• [DATASET RECORDS]

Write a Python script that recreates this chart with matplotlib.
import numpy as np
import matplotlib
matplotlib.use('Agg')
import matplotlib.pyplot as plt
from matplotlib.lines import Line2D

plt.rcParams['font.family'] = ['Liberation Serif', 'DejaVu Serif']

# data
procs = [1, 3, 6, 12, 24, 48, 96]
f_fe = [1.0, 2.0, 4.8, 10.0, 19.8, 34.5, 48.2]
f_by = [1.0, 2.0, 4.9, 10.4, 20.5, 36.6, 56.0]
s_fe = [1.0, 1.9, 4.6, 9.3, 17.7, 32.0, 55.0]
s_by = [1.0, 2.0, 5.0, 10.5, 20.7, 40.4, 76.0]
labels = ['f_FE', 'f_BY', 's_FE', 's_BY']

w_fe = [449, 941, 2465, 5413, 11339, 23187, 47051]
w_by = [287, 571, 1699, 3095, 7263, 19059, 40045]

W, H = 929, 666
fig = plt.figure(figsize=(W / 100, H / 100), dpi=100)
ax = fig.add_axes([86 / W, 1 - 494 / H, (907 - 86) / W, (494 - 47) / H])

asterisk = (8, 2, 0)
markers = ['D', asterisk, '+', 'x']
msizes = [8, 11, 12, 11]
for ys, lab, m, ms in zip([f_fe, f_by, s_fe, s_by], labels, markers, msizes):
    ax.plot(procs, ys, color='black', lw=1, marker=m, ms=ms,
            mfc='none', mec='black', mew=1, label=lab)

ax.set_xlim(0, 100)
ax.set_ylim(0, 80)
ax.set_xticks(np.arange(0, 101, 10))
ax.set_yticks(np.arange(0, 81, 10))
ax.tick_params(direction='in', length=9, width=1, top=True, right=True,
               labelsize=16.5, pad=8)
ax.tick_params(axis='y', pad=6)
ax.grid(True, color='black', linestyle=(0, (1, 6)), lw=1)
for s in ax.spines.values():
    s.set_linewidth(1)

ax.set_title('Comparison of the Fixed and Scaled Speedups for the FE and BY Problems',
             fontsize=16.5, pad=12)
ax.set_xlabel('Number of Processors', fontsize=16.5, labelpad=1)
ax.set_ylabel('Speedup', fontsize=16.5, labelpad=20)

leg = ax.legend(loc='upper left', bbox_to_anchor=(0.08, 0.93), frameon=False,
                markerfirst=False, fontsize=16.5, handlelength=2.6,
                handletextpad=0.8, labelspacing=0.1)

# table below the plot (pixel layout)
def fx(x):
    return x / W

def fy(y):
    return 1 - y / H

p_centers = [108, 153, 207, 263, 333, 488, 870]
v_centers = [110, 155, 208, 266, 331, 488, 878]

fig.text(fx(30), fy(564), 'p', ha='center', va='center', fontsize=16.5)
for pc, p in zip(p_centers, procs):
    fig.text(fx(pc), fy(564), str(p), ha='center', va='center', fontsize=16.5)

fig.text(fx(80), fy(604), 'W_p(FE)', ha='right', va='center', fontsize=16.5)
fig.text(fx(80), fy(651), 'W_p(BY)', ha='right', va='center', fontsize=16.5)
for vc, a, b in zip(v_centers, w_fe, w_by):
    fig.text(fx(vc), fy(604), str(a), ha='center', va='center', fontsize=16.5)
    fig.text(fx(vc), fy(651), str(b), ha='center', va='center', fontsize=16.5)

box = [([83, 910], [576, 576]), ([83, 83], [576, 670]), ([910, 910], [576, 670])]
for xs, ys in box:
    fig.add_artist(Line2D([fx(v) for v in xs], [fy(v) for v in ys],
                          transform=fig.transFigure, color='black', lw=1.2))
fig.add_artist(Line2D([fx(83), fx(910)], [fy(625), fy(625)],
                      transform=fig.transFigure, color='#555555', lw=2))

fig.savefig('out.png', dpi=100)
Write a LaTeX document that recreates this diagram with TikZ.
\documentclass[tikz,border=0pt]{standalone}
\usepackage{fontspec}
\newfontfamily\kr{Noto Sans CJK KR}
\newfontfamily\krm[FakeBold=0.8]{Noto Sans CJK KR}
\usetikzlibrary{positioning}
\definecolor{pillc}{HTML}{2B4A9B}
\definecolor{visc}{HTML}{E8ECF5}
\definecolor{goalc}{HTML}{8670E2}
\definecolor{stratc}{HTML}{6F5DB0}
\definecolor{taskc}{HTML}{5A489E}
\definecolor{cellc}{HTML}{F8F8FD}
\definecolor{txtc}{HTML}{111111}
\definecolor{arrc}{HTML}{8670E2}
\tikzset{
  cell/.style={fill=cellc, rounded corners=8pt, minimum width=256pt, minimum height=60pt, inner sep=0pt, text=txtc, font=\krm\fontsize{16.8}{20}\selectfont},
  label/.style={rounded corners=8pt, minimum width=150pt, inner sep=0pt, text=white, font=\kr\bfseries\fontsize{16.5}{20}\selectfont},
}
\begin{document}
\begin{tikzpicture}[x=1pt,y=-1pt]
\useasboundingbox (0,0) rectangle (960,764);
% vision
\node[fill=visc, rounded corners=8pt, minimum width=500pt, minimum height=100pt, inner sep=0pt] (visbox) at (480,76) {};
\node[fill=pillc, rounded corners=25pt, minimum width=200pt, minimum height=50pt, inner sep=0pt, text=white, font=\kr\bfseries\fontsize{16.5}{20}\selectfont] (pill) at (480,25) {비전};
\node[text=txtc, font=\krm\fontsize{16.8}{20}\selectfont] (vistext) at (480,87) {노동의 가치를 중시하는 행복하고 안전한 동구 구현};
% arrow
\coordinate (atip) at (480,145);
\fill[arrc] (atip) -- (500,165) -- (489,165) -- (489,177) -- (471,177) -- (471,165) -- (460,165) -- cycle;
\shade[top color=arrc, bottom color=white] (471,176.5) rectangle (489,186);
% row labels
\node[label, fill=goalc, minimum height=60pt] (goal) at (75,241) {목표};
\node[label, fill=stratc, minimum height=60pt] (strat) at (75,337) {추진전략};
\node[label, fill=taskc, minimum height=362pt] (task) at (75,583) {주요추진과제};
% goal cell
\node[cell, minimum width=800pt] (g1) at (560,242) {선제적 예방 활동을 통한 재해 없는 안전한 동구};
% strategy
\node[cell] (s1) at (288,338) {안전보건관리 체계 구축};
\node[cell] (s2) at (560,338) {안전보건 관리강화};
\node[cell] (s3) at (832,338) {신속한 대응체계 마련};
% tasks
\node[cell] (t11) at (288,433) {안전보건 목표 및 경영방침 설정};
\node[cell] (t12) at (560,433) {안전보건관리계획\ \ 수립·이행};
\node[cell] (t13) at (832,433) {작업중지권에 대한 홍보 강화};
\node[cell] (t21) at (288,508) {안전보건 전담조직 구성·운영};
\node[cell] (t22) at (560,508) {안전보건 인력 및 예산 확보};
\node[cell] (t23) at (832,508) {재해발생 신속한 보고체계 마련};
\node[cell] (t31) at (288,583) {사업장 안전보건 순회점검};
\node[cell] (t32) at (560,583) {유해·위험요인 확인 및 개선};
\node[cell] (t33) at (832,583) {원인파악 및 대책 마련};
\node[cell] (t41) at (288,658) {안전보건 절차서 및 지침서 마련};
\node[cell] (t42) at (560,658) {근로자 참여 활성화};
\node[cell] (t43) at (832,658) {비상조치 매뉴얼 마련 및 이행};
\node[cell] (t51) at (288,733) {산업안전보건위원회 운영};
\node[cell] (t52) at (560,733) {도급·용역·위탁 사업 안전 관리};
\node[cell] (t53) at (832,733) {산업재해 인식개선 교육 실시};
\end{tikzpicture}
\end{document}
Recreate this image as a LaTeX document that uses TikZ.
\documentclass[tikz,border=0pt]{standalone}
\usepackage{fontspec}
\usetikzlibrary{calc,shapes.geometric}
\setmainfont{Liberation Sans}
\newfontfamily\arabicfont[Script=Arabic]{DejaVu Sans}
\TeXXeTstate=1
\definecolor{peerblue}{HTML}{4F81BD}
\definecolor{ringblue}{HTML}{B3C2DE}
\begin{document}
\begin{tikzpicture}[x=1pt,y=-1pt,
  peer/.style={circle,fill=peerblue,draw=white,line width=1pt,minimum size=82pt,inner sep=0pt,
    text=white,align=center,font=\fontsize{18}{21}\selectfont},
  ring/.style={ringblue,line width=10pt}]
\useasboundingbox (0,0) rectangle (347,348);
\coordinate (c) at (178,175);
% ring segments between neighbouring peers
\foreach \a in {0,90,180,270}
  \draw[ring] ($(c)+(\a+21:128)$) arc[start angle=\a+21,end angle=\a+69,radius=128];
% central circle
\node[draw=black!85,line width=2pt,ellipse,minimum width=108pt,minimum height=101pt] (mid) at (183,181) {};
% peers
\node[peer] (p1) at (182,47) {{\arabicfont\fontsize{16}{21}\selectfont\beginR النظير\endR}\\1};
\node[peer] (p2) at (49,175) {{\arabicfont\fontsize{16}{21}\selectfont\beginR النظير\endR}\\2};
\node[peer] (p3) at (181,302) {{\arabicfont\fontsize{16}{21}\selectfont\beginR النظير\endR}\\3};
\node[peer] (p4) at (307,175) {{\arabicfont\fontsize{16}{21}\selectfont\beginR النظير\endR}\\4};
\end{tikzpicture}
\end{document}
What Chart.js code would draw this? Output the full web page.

• [DESCRIPTION OF THE TASK]
Where a line of the entries contains the word "LaTeX", copy that line.

• [RESULT FOR THIS TASK]
Write a LaTeX document that recreates this diagram with TikZ.
Recreate this image as a LaTeX document that uses TikZ.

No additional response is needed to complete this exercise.